Nasıl yazılacağı ve söyleneceği bir türlü öğrenilemeyen hem talihsiz, hem de zengin bir kelime. Bu kelimenin Konya ağızlarında, öyle farklı modelleri var ki: büskǖ, püskǖ, büskǖt, püskǖt, büsküvüt, püsküvüt, biskevit, piskevit, büskevit, püskevit, büsküüt / püsküüt / bisküüt / pisküüt / pisküvi...
Gelelim, bu kelimenin nasıl yazılacağından ve söyleneceğinden arka planda olan bir duruma. Yukarıda da görüldüğü üzere, kelimenin -benim tespit edebildiğim kadarıyla- 15 farklı şekli var. Bu zenginlik nereden kaynaklanıyor dersiniz?
Cevabını vereceğiz, ancak bu kelimeyle ilgili açıklamayı bitirdiğimizde sizden mutlaka yapmanızı istediğimiz bir şey var: Hemen bir markete yahut bakkala gidip, bir koli ya da birkaç kilo finger veya petit beurre cinsi taze bisküvi ve yine taze olmak şartıyla birkaç kilo sade lokum alın. Şayet lokum bayat olursa, tavsiyemizi yerine getiremezsiniz, bunu unutmayın.
Nihayet sadede geldik: Konya’da, -bisküviyle ne zaman tanıştıysak o zamandan bu yana- devam eden hoş bir gelenek var. (Biliyorsunuz, lokumun mazisi bisküviye göre çok eski. Lokum varken, bisküvi yoktu. Doğrusu, o zaman bu hoş gelenek nasıl hayata geçirilmişti bilmiyorum.)
Bizde; düğün, dernek, kına, nişan, askere gidiş, askerden dönüş, hacca veya umreye gidiş, hacdan veya umreden dönüş gibi mutlu günlerde eve gelen misafirlere bisküvi ve lokum ikram edilir.
Evin gençleri; ellerinde birer tane çay tepsisi, birinin üzerinde tepeleme bisküvi, diğerinde ise yine tepeleme lokum olduğu hâlde misafirlerin bulunduğu odaya gelirler.
Misafirin yapacağı şey şudur: Bisküvi tepsisinden iki bisküvi, lokum tepsisinden de bir lokum alınır. Bisküvilerin arasına yerleştirilen lokum, iki taraftan bastırmak suretiyle yassıltılır. Ve özgürlüğün tadını çıkararak, lokum tozlarını etrafa saça saça bir güzel yenir.
Yalnız, bu güzel âdet günümüzde şehir merkezlerinde -geleneğimize sahip çıkan yürekli ailelerin dışında- unut(tur)ulmuştur. Konya’nın kasaba ve köyleriyle, bazı ilçelerinde ise uygulama bütün haşmetiyle devam etmektedir.

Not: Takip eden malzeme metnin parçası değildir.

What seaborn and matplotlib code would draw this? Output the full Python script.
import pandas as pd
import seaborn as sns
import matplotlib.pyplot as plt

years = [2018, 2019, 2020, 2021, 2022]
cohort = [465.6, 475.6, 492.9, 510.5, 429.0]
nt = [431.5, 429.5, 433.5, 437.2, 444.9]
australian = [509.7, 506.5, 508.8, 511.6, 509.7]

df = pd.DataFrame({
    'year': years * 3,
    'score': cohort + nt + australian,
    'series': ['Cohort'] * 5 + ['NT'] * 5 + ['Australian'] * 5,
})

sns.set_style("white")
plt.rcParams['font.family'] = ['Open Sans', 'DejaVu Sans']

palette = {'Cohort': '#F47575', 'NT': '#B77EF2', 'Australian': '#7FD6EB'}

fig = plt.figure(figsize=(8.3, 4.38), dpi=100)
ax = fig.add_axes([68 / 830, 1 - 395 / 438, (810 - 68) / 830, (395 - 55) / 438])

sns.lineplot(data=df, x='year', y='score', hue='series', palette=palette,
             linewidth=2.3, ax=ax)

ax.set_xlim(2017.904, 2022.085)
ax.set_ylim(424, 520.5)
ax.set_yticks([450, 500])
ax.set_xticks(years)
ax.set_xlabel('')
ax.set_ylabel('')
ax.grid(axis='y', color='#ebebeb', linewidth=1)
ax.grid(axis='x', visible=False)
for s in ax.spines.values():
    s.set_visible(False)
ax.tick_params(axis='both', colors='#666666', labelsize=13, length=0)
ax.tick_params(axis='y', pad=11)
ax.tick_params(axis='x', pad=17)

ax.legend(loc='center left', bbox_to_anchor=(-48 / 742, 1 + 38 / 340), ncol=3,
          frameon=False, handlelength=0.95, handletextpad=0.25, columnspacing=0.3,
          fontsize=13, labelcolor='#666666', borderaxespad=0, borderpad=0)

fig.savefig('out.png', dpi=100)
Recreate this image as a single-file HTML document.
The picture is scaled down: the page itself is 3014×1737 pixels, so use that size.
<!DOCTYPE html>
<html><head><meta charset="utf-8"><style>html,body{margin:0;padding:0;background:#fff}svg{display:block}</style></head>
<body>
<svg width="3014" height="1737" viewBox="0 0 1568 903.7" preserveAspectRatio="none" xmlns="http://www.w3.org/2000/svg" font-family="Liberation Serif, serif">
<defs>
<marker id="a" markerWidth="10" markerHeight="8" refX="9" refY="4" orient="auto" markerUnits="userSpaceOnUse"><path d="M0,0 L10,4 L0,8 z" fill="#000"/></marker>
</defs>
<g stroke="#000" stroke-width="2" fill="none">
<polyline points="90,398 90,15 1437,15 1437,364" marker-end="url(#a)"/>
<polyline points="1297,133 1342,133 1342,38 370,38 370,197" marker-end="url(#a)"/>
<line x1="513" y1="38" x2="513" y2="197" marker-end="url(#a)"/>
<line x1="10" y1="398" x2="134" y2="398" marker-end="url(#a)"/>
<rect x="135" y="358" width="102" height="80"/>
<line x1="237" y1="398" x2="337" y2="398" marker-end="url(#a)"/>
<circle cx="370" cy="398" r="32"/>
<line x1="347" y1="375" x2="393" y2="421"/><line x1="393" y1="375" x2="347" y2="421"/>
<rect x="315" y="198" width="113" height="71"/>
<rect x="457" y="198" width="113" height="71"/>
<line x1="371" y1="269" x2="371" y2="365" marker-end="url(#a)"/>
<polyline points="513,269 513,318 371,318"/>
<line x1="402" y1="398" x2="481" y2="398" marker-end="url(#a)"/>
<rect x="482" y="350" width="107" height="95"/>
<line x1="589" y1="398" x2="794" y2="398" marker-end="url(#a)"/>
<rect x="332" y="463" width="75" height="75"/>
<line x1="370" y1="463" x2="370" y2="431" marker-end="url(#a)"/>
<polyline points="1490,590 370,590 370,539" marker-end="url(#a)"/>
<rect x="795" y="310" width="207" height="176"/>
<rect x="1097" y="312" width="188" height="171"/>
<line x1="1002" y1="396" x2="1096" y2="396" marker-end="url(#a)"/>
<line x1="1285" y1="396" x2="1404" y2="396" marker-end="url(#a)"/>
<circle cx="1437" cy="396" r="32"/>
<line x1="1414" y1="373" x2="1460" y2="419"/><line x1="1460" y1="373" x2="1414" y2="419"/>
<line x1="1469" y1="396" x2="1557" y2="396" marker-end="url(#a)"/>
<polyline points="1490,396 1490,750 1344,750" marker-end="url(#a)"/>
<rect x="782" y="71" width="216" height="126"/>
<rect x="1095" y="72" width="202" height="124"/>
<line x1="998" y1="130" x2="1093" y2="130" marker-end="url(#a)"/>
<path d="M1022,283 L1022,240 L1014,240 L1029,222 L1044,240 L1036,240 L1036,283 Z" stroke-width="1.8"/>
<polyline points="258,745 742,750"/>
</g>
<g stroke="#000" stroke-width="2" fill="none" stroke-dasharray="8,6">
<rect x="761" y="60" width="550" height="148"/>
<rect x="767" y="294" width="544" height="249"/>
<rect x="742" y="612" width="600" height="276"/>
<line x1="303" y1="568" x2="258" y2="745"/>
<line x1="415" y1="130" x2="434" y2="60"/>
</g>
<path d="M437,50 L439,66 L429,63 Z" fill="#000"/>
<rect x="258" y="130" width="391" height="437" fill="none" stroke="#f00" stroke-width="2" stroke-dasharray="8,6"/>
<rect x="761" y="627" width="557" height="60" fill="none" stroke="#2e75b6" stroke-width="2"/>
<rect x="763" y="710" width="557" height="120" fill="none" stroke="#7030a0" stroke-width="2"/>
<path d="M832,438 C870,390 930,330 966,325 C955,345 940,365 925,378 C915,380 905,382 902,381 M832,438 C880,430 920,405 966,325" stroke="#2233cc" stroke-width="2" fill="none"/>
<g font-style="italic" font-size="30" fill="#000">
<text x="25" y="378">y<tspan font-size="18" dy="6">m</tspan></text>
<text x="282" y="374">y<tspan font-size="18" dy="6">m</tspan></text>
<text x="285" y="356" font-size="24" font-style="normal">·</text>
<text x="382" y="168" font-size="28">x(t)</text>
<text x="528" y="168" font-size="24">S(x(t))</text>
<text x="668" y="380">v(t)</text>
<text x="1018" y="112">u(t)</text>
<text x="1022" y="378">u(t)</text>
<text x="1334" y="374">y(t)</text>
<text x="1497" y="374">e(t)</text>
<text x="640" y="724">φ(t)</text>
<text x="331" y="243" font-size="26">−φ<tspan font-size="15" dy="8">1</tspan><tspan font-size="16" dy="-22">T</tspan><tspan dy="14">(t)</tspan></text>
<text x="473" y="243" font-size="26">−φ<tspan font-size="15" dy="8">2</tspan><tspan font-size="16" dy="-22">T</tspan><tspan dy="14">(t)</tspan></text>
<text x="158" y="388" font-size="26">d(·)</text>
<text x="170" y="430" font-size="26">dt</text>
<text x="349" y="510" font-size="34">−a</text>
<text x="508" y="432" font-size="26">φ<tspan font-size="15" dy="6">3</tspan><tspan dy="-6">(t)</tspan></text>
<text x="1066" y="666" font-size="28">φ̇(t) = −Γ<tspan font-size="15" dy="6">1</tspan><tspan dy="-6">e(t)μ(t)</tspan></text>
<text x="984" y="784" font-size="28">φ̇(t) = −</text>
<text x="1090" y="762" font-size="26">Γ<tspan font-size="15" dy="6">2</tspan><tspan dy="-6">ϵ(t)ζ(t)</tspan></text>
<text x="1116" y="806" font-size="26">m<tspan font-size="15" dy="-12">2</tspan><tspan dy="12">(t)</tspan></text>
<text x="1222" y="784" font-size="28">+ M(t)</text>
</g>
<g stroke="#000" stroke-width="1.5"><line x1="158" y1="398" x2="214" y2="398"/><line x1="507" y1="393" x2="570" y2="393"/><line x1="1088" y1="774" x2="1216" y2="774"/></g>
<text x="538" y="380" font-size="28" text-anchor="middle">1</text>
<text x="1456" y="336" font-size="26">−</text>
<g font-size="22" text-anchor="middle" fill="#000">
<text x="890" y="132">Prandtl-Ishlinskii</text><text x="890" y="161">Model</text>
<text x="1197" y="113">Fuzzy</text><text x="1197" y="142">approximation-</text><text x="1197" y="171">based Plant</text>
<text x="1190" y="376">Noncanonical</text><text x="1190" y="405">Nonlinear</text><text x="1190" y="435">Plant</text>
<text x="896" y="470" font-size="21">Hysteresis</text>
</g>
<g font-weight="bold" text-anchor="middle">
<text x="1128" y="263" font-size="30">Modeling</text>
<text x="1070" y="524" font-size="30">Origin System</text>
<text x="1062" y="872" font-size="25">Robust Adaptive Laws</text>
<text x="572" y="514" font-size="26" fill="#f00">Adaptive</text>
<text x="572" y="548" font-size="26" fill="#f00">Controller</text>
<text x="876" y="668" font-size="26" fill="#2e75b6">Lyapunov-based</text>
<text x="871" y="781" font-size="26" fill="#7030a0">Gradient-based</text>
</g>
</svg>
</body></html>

Maalesef, güzelim bisküvimiz ve lokumumuz; madlen çikolatalara, çakıl taşı şekerlere ve çok albenili görüntüye sahip diğer ürünlere yenik düşmüştür.
Bence, bu değişimde yeni ürünlerin cazibesinden ziyade, oldukça döküntülü olan iki bisküvi arası lokum (Konya’daki adıyla “asfalt”) ziyafetine titiz ev hanımlarının sıcak bakmayışları etkili olmuştur.
Beyler, isterseniz, yukarıdaki tavsiyemi hemen yerine getirin. Ancak, eşinizin ve kızlarınızın size nasıl tepki vereceğini ben bilemem. Âdetimizdir, topu hep taca atarız, bizde hiç kalmaz.
Evden kovulur musunuz, tepsiler başınızdan aşağı mı geçirilir, yoksa -Allah hiç nasip etmesin.- hanımefendi soluğu nöbetçi aile mahkemesinde mi alır, sorumlusu biz değiliz!..
Kim bilir, belki de tam tersi olur: Oturur, maaile döke saça yersiniz. Bu, çok uzak bir ihtimal değil. Bir not: Ben, bu uygulamayı becerdim, ama evin misafir odasındaki halıların üstünde değil, ancak mutfak masasında.
Bir hatırlatma: Adana, Osmaniye, Mersin ve Antalya’nın dağlık kesimlerinde ‘iki bisküvi arası lokum’a “püskevit” deniyormuş.
Bu arada Konyalı bir müteşebbis iki bisküvi arası lokumu bir pakete koyup, adına da “püskevit” dedi, TSE’den patentini aldı ve satmaya başladı bile.